July 20, 1951: Six-year-old Citation, the first Thoroughbred to earn $1 million, was retired.
July 20, 1974: Carl Rosen's Chris Evert trounced Miss Musket by 50 lengths in the world's richest match race, a $350,000 winner-take-all contest at Hollywood Park.
July 20, 1988: John Galbreath, founder of Darby Dan Farm, died at age 90. He was the first person to have owned and bred winners of the Kentucky Derby (Chateaugay and Proud Clarion) and the Epsom Derby (Roberto).
July 21, 1989: Jockey Chris McCarron notched his 5,000th winner, riding I Sure Hope So to victory in the fifth race at Hollywood Park.
July 22, 1999: Dale Baird, the winningest trainer in history, recorded his 8,000th victory at Mountaineer Race Track in Chester, W.V., sending out Midsummer Scene to take the 6th race.
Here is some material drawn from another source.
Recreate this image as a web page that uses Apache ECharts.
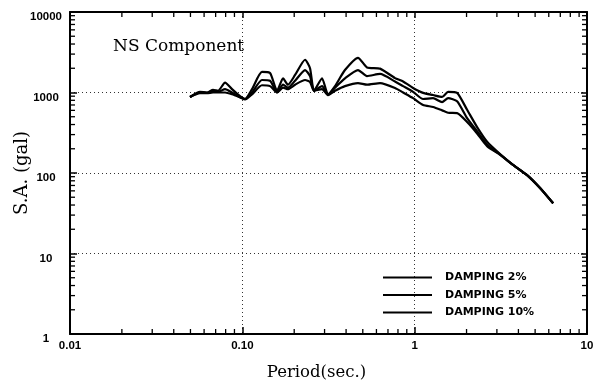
<!DOCTYPE html>
<html><head><meta charset="utf-8">
<script src="https://cdn.jsdelivr.net/npm/echarts@6/dist/echarts.min.js"></script>
<style>html,body{margin:0;padding:0;background:#fff}#c{width:607px;height:380px}</style>
</head><body><div id="c"></div>
<script>
// Period (sec.)
const periods = [0.0497,0.0568,0.0624,0.0676,0.0723,0.0794,0.0871,0.097,0.1037,0.1138,
  0.130,0.1448,0.159,0.1723,0.184,0.2023,0.2312,0.247,0.2606,0.290,
  0.314,0.345,0.394,0.469,0.529,0.630,0.769,0.857,0.979,1.119,
  1.279,1.442,1.563,1.763,2.015,2.303,2.632,3.13,3.72,4.49,5.34,6.36];
// Spectral acceleration (gal)
const damping2 = [880,1020,1000,1080,1050,1330,1100,900,830,1100,
  1800,1750,1050,1500,1250,1650,2550,2000,1050,1500,
  950,1200,1900,2700,2050,1980,1510,1370,1140,990,
  930,880,1020,990,610,372,245,172,126,94,65,42];
const damping5 = [880,1000,990,1050,1020,1100,1000,880,830,1000,
  1430,1400,1000,1250,1150,1400,1900,1600,1050,1200,
  930,1150,1500,1900,1600,1700,1370,1200,1020,830,
  850,760,850,780,480,330,225,170,126,94,65,42];
const damping10 = [880,980,980,1000,1000,1000,950,870,820,950,
  1230,1200,1000,1150,1100,1250,1430,1350,1050,1100,
  930,1050,1200,1310,1250,1310,1140,1000,850,700,
  660,600,560,555,430,310,215,168,126,94,65,42];
const seriesNames = ['DAMPING 2%','DAMPING 5%','DAMPING 10%'];
const xTickLabels = ['0.01','0.10','1','10'];
const yTickLabels = ['1','10','100','1000','10000'];
const chartTitle = 'NS Component';

const pairs = arr => periods.map((p,i)=>[p,arr[i]]);
const minorX = []; for (let e=-2;e<1;e++) for (let k=2;k<10;k++) minorX.push(+(k*Math.pow(10,e)).toPrecision(3));
const minorY = []; for (let e=0;e<4;e++) for (let k=2;k<10;k++) minorY.push(+(k*Math.pow(10,e)).toPrecision(3));

const serif = 'DejaVu Serif';
const tickFont = {color:'#000', fontFamily:'Liberation Sans', fontWeight:'bold', fontSize:11.5};
const lineSeries = [damping2,damping5,damping10].map((d,i)=>({
  name: seriesNames[i], type:'line', data: pairs(d), showSymbol:false, symbol:'none',
  smooth:0.2, lineStyle:{color:'#000', width:2.2}, itemStyle:{color:'#000'}, z:3
}));
const idx = v => Math.round(Math.log10(v));
const chart = echarts.init(document.getElementById('c'), null, {renderer:'canvas'});
chart.setOption({
  animation:false,
  backgroundColor:'#fff',
  grid:{left:70, right:20, top:12, bottom:46, containLabel:false, outerBoundsMode:'none'},
  title:{text:chartTitle, left:108, top:33, textStyle:{fontFamily:serif, fontWeight:'normal', fontSize:17, color:'#000'}},
  legend:{
    data: seriesNames, orient:'vertical', left:383, top:272, padding:0, itemWidth:49, itemHeight:14, itemGap:6.5,
    icon:'path://M0,6L49,6L49,8L0,8Z',
    textStyle:{fontFamily:'DejaVu Sans', fontWeight:'bold', fontSize:11, color:'#000', padding:[0,0,0,8]},
    itemStyle:{color:'#000'}
  },
  xAxis:[
    {type:'log', logBase:10, min:0.01, max:10, position:'bottom',
     axisLine:{lineStyle:{color:'#000', width:2}},
     axisTick:{inside:true, length:7, lineStyle:{color:'#000', width:1.5}},
     axisLabel:Object.assign({margin:6, formatter:v=>xTickLabels[idx(v)+2]}, tickFont),
     splitLine:{show:true, lineStyle:{type:[1,3], color:'#333', width:1}},
     name:'Period(sec.)', nameLocation:'middle', nameGap:30, nameMoveOverlap:false,
     nameTextStyle:{fontFamily:serif, fontSize:16.5, color:'#000', padding:[0,24,0,0]}},
    {type:'log', logBase:10, min:0.01, max:10, position:'top',
     axisLine:{lineStyle:{color:'#000', width:2}},
     axisTick:{inside:true, length:6, lineStyle:{color:'#000', width:1.5}},
     axisLabel:{show:false}, splitLine:{show:false}}
  ],
  yAxis:[
    {type:'log', logBase:10, min:1, max:10000, position:'left',
     axisLine:{lineStyle:{color:'#000', width:2}},
     axisTick:{inside:true, length:7, lineStyle:{color:'#000', width:1.5}},
     axisLabel:Object.assign({margin:24, align:'center', verticalAlign:'top', lineHeight:10, formatter:v=>yTickLabels[idx(v)]}, tickFont),
     splitLine:{show:true, lineStyle:{type:[1,3], color:'#333', width:1}},
     name:'S.A. (gal)', nameLocation:'middle', nameGap:39, nameMoveOverlap:false,
     nameTextStyle:{fontFamily:serif, fontSize:18, color:'#000'}},
    {type:'log', logBase:10, min:1, max:10000, position:'right',
     axisLine:{lineStyle:{color:'#000', width:2}},
     axisTick:{inside:true, length:6, lineStyle:{color:'#000', width:1.5}},
     axisLabel:{show:false}, splitLine:{show:false}}
  ],
  series: lineSeries
});
// minor ticks placed through the axes' own scales
const L = 5, st = {stroke:'#000', lineWidth:1.3};
const g = [];
const px = p => chart.convertToPixel({xAxisIndex:0, yAxisIndex:0}, p);
minorX.forEach(v=>{
  const a = px([v,1]), b = px([v,10000]);
  g.push({type:'line', silent:true, z:10, shape:{x1:a[0], y1:a[1], x2:a[0], y2:a[1]-L}, style:st});
  g.push({type:'line', silent:true, z:10, shape:{x1:b[0], y1:b[1], x2:b[0], y2:b[1]+L}, style:st});
});
minorY.forEach(v=>{
  const a = px([0.01,v]), b = px([10,v]);
  g.push({type:'line', silent:true, z:10, shape:{x1:a[0], y1:a[1], x2:a[0]+L, y2:a[1]}, style:st});
  g.push({type:'line', silent:true, z:10, shape:{x1:b[0], y1:b[1], x2:b[0]-L, y2:b[1]}, style:st});
});
chart.setOption({graphic:g});
</script></body></html>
July 23, 1947: Early Edition, Hunter's Sun and Brown Jewel, all offspring of the sire Hunter's Moon IV, finished 1-2-3, respectively, in a race at Hollywood Park
July 23, 1985: A bay colt, Seattle Dancer, son of Nijinsky II and the mare My Charmer, sold to Robert Sangster for $13.1 million-the record price for a Thoroughbred. Seattle Dancer, a half brother to 1977 Triple Crown winner Seattle Slew, raced five times as a three-year-old to earn less than $150,000 from two wins, one second and one third before he was retired. The previous record for a horse sold at auction was $10.2 million, paid by Sheikh Mohammed al Maktoum in 1983 for Snaafi Dancer, who never raced.